(GIVEN TASK) Write every line out verbatim and omit the pictures.
-- START DATA IN THIS EXERCISE --
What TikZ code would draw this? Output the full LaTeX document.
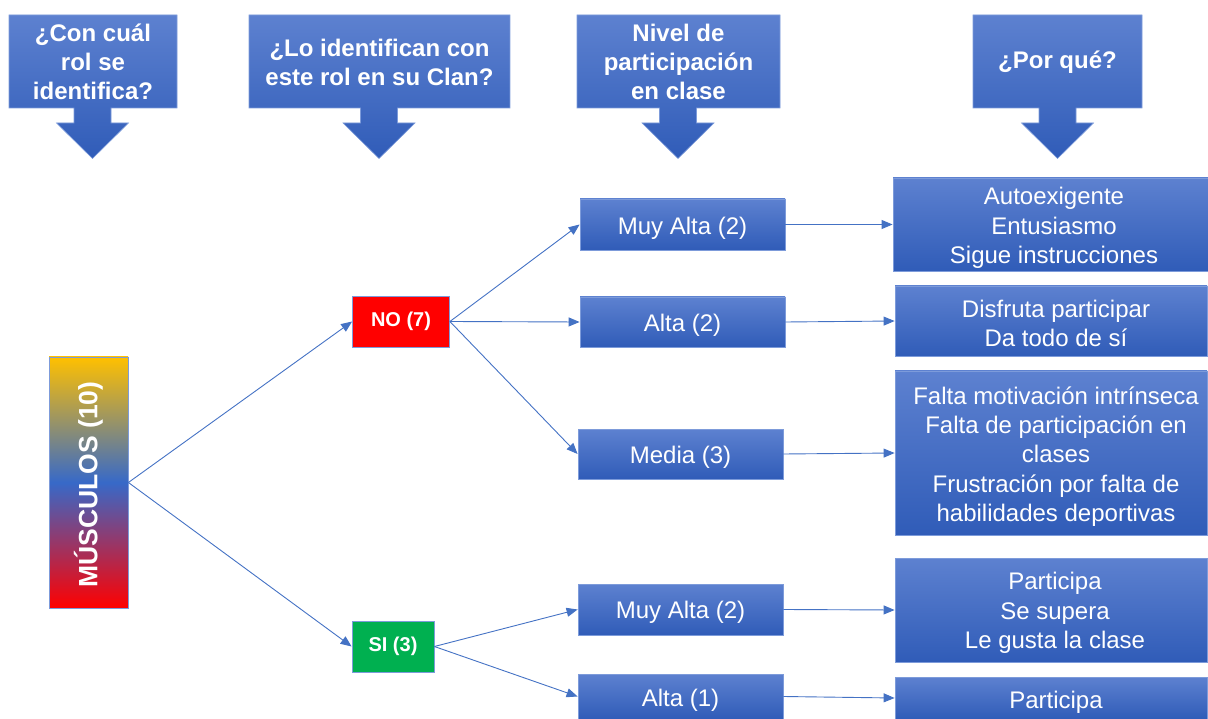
\documentclass[tikz,border=0pt]{standalone}
\usepackage{fontspec}
\setmainfont{Liberation Sans}
\usetikzlibrary{arrows.meta}
\definecolor{boxtop}{RGB}{93,129,208}
\definecolor{boxbot}{RGB}{48,92,184}
\definecolor{boxborder}{RGB}{125,155,218}
\definecolor{linecol}{RGB}{68,114,196}
\definecolor{musyellow}{RGB}{255,192,0}
\definecolor{musblue}{RGB}{55,105,200}
\definecolor{musred}{RGB}{255,0,0}
\definecolor{nored}{RGB}{255,0,0}
\definecolor{sigreen}{RGB}{0,176,80}
\tikzset{
  hdrfill/.style={top color=boxtop, bottom color=boxbot, draw=boxborder, line width=0.6pt},
  hdrtext/.style={text=white, align=center, inner sep=0pt, font=\fontsize{24}{29}\selectfont\bfseries},
  bluebox/.style={top color=boxtop, bottom color=boxbot, draw=boxborder, line width=0.8pt, inner sep=0pt},
  boxtext/.style={text=white, align=center, inner sep=0pt, font=\fontsize{24}{29.3}\selectfont},
  tagbox/.style={draw=boxborder, line width=0.8pt, text=white, inner sep=0pt,
    font=\fontsize{20}{24}\selectfont\bfseries},
  conn/.style={draw=linecol, line width=0.9pt, -{Triangle[length=11pt,width=9pt]}}
}
\newcommand\hdrshape[3]{%
  \shade[hdrfill] (#1,15) -- (#2,15) -- (#2,108) -- (#3+18.5,108) -- (#3+18.5,123)
    -- (#3+36,123) -- (#3,158.5) -- (#3-36,123) -- (#3-18.5,123) -- (#3-18.5,108)
    -- (#1,108) -- cycle;}
\begin{document}
\begin{tikzpicture}[x=1pt,y=-1pt]
\useasboundingbox (0,0) rectangle (1208,719);

% header callouts
\hdrshape{9}{177}{92.5}
\hdrshape{249}{510}{379}
\hdrshape{577}{780}{678}
\hdrshape{973}{1142}{1057.5}
\node[hdrtext] (h1) at (93,62) {¿Con cuál\\rol se\\identifica?};
\node[hdrtext] (h2) at (379.5,62) {¿Lo identifican con\\este rol en su Clan?};
\node[hdrtext] (h3) at (678.5,62) {Nivel de\\participación\\en clase};
\node[hdrtext] (h4) at (1057.5,62) {¿Por qué?};

% root
\node[draw=boxborder, line width=0.8pt, minimum width=79, minimum height=251, inner sep=0pt,
  top color=musyellow, bottom color=musred, middle color=musblue] (mus) at (88.5,482.5) {};
\node[rotate=90, text=white, inner sep=0pt, font=\fontsize{26.5}{30}\selectfont\bfseries]
  (mustext) at ([yshift=-2pt]mus.center) {MÚSCULOS (10)};

% yes/no
\node[tagbox, fill=nored, minimum width=97, minimum height=51] (no) at (401,321.5) {NO (7)};
\node[tagbox, fill=sigreen, minimum width=82, minimum height=51] (si) at (393,646.5) {SI (3)};

% participation level
\node[bluebox, minimum width=205, minimum height=51] (m1) at (682.5,224.5) {};
\node[bluebox, minimum width=205, minimum height=50] (m2) at (682.5,322) {};
\node[bluebox, minimum width=205, minimum height=50] (m3) at (680.5,454) {};
\node[bluebox, minimum width=205, minimum height=51] (m4) at (680.5,609.5) {};
\node[bluebox, minimum width=205, minimum height=45] (m5) at (680.5,696.5) {};
\node[boxtext] (tm1) at ([yshift=-3.5pt]m1.center) {Muy Alta (2)};
\node[boxtext] (tm2) at ([yshift=-3pt]m2.center) {Alta (2)};
\node[boxtext] (tm3) at ([yshift=-3pt]m3.center) {Media (3)};
\node[boxtext] (tm4) at ([yshift=-3pt]m4.center) {Muy Alta (2)};
\node[boxtext] (tm5) at ([yshift=-4pt]m5.center) {Alta (1)};

% reasons
\node[bluebox, minimum width=315, minimum height=93] (r1) at (1050.5,224.5) {};
\node[bluebox, minimum width=312, minimum height=70] (r2) at (1051,321) {};
\node[bluebox, minimum width=312, minimum height=164] (r3) at (1051,453) {};
\node[bluebox, minimum width=312, minimum height=104] (r4) at (1051,610) {};
\node[bluebox, minimum width=312, minimum height=42] (r5) at (1051,698) {};
\node[boxtext] (tr1) at (1054,228) {Autoexigente\\Entusiasmo\\Sigue instrucciones};
\node[boxtext] (tr2) at (1056,323.5) {Disfruta participar\\Da todo de sí};
\node[boxtext] (tr3) at (1056,456.5) {Falta motivación intrínseca\\Falta de participación en\\clases\\Frustración por falta de\\habilidades deportivas};
\node[boxtext] (tr4) at (1055,613) {Participa\\Se supera\\Le gusta la clase};
\node[boxtext] (tr5) at (1056,702) {Participa};

% connectors
\draw[conn] (mus.east) -- (no.west);
\draw[conn] (mus.east) -- (si.west);
\draw[conn] (no.east) -- (m1.west);
\draw[conn] (no.east) -- (m2.west);
\draw[conn] (no.east) -- (m3.west);
\draw[conn] (si.east) -- (m4.west);
\draw[conn] (si.east) -- (m5.west);
\draw[conn] (m1.east) -- (r1.west);
\draw[conn] (m2.east) -- (r2.west);
\draw[conn] (m3.east) -- (r3.west);
\draw[conn] (m4.east) -- (r4.west);
\draw[conn] (m5.east) -- (r5.west);
\end{tikzpicture}
\end{document}
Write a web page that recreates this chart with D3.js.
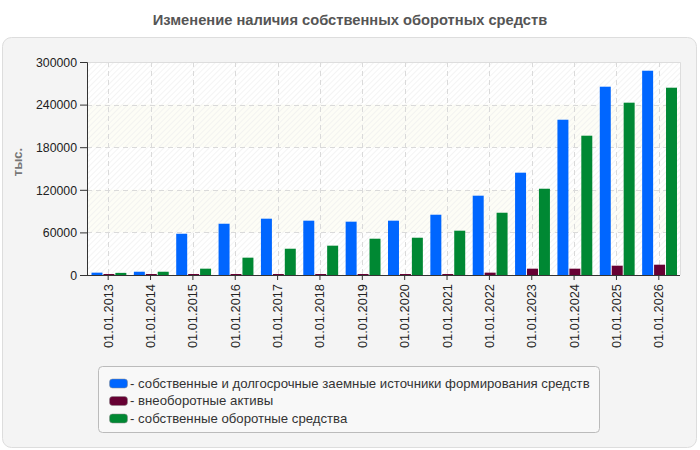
-- END DATA IN THIS EXERCISE --
(EXERCISE OUTPUT)
What TikZ code would draw this? Output the full LaTeX document.
\documentclass[tikz,border=0pt]{standalone}
\usepackage{fontspec}
\setmainfont{Liberation Sans}
\usetikzlibrary{arrows.meta}
\definecolor{boxtop}{RGB}{93,129,208}
\definecolor{boxbot}{RGB}{48,92,184}
\definecolor{boxborder}{RGB}{125,155,218}
\definecolor{linecol}{RGB}{68,114,196}
\definecolor{musyellow}{RGB}{255,192,0}
\definecolor{musblue}{RGB}{55,105,200}
\definecolor{musred}{RGB}{255,0,0}
\definecolor{nored}{RGB}{255,0,0}
\definecolor{sigreen}{RGB}{0,176,80}
\tikzset{
  hdrfill/.style={top color=boxtop, bottom color=boxbot, draw=boxborder, line width=0.6pt},
  hdrtext/.style={text=white, align=center, inner sep=0pt, font=\fontsize{24}{29}\selectfont\bfseries},
  bluebox/.style={top color=boxtop, bottom color=boxbot, draw=boxborder, line width=0.8pt, inner sep=0pt},
  boxtext/.style={text=white, align=center, inner sep=0pt, font=\fontsize{24}{29.3}\selectfont},
  tagbox/.style={draw=boxborder, line width=0.8pt, text=white, inner sep=0pt,
    font=\fontsize{20}{24}\selectfont\bfseries},
  conn/.style={draw=linecol, line width=0.9pt, -{Triangle[length=11pt,width=9pt]}}
}
\newcommand\hdrshape[3]{%
  \shade[hdrfill] (#1,15) -- (#2,15) -- (#2,108) -- (#3+18.5,108) -- (#3+18.5,123)
    -- (#3+36,123) -- (#3,158.5) -- (#3-36,123) -- (#3-18.5,123) -- (#3-18.5,108)
    -- (#1,108) -- cycle;}
\begin{document}
\begin{tikzpicture}[x=1pt,y=-1pt]
\useasboundingbox (0,0) rectangle (1208,719);

% header callouts
\hdrshape{9}{177}{92.5}
\hdrshape{249}{510}{379}
\hdrshape{577}{780}{678}
\hdrshape{973}{1142}{1057.5}
\node[hdrtext] (h1) at (93,62) {¿Con cuál\\rol se\\identifica?};
\node[hdrtext] (h2) at (379.5,62) {¿Lo identifican con\\este rol en su Clan?};
\node[hdrtext] (h3) at (678.5,62) {Nivel de\\participación\\en clase};
\node[hdrtext] (h4) at (1057.5,62) {¿Por qué?};

% root
\node[draw=boxborder, line width=0.8pt, minimum width=79, minimum height=251, inner sep=0pt,
  top color=musyellow, bottom color=musred, middle color=musblue] (mus) at (88.5,482.5) {};
\node[rotate=90, text=white, inner sep=0pt, font=\fontsize{26.5}{30}\selectfont\bfseries]
  (mustext) at ([yshift=-2pt]mus.center) {MÚSCULOS (10)};

% yes/no
\node[tagbox, fill=nored, minimum width=97, minimum height=51] (no) at (401,321.5) {NO (7)};
\node[tagbox, fill=sigreen, minimum width=82, minimum height=51] (si) at (393,646.5) {SI (3)};

% participation level
\node[bluebox, minimum width=205, minimum height=51] (m1) at (682.5,224.5) {};
\node[bluebox, minimum width=205, minimum height=50] (m2) at (682.5,322) {};
\node[bluebox, minimum width=205, minimum height=50] (m3) at (680.5,454) {};
\node[bluebox, minimum width=205, minimum height=51] (m4) at (680.5,609.5) {};
\node[bluebox, minimum width=205, minimum height=45] (m5) at (680.5,696.5) {};
\node[boxtext] (tm1) at ([yshift=-3.5pt]m1.center) {Muy Alta (2)};
\node[boxtext] (tm2) at ([yshift=-3pt]m2.center) {Alta (2)};
\node[boxtext] (tm3) at ([yshift=-3pt]m3.center) {Media (3)};
\node[boxtext] (tm4) at ([yshift=-3pt]m4.center) {Muy Alta (2)};
\node[boxtext] (tm5) at ([yshift=-4pt]m5.center) {Alta (1)};

% reasons
\node[bluebox, minimum width=315, minimum height=93] (r1) at (1050.5,224.5) {};
\node[bluebox, minimum width=312, minimum height=70] (r2) at (1051,321) {};
\node[bluebox, minimum width=312, minimum height=164] (r3) at (1051,453) {};
\node[bluebox, minimum width=312, minimum height=104] (r4) at (1051,610) {};
\node[bluebox, minimum width=312, minimum height=42] (r5) at (1051,698) {};
\node[boxtext] (tr1) at (1054,228) {Autoexigente\\Entusiasmo\\Sigue instrucciones};
\node[boxtext] (tr2) at (1056,323.5) {Disfruta participar\\Da todo de sí};
\node[boxtext] (tr3) at (1056,456.5) {Falta motivación intrínseca\\Falta de participación en\\clases\\Frustración por falta de\\habilidades deportivas};
\node[boxtext] (tr4) at (1055,613) {Participa\\Se supera\\Le gusta la clase};
\node[boxtext] (tr5) at (1056,702) {Participa};

% connectors
\draw[conn] (mus.east) -- (no.west);
\draw[conn] (mus.east) -- (si.west);
\draw[conn] (no.east) -- (m1.west);
\draw[conn] (no.east) -- (m2.west);
\draw[conn] (no.east) -- (m3.west);
\draw[conn] (si.east) -- (m4.west);
\draw[conn] (si.east) -- (m5.west);
\draw[conn] (m1.east) -- (r1.west);
\draw[conn] (m2.east) -- (r2.west);
\draw[conn] (m3.east) -- (r3.west);
\draw[conn] (m4.east) -- (r4.west);
\draw[conn] (m5.east) -- (r5.west);
\end{tikzpicture}
\end{document}
Write a web page that recreates this chart with D3.js.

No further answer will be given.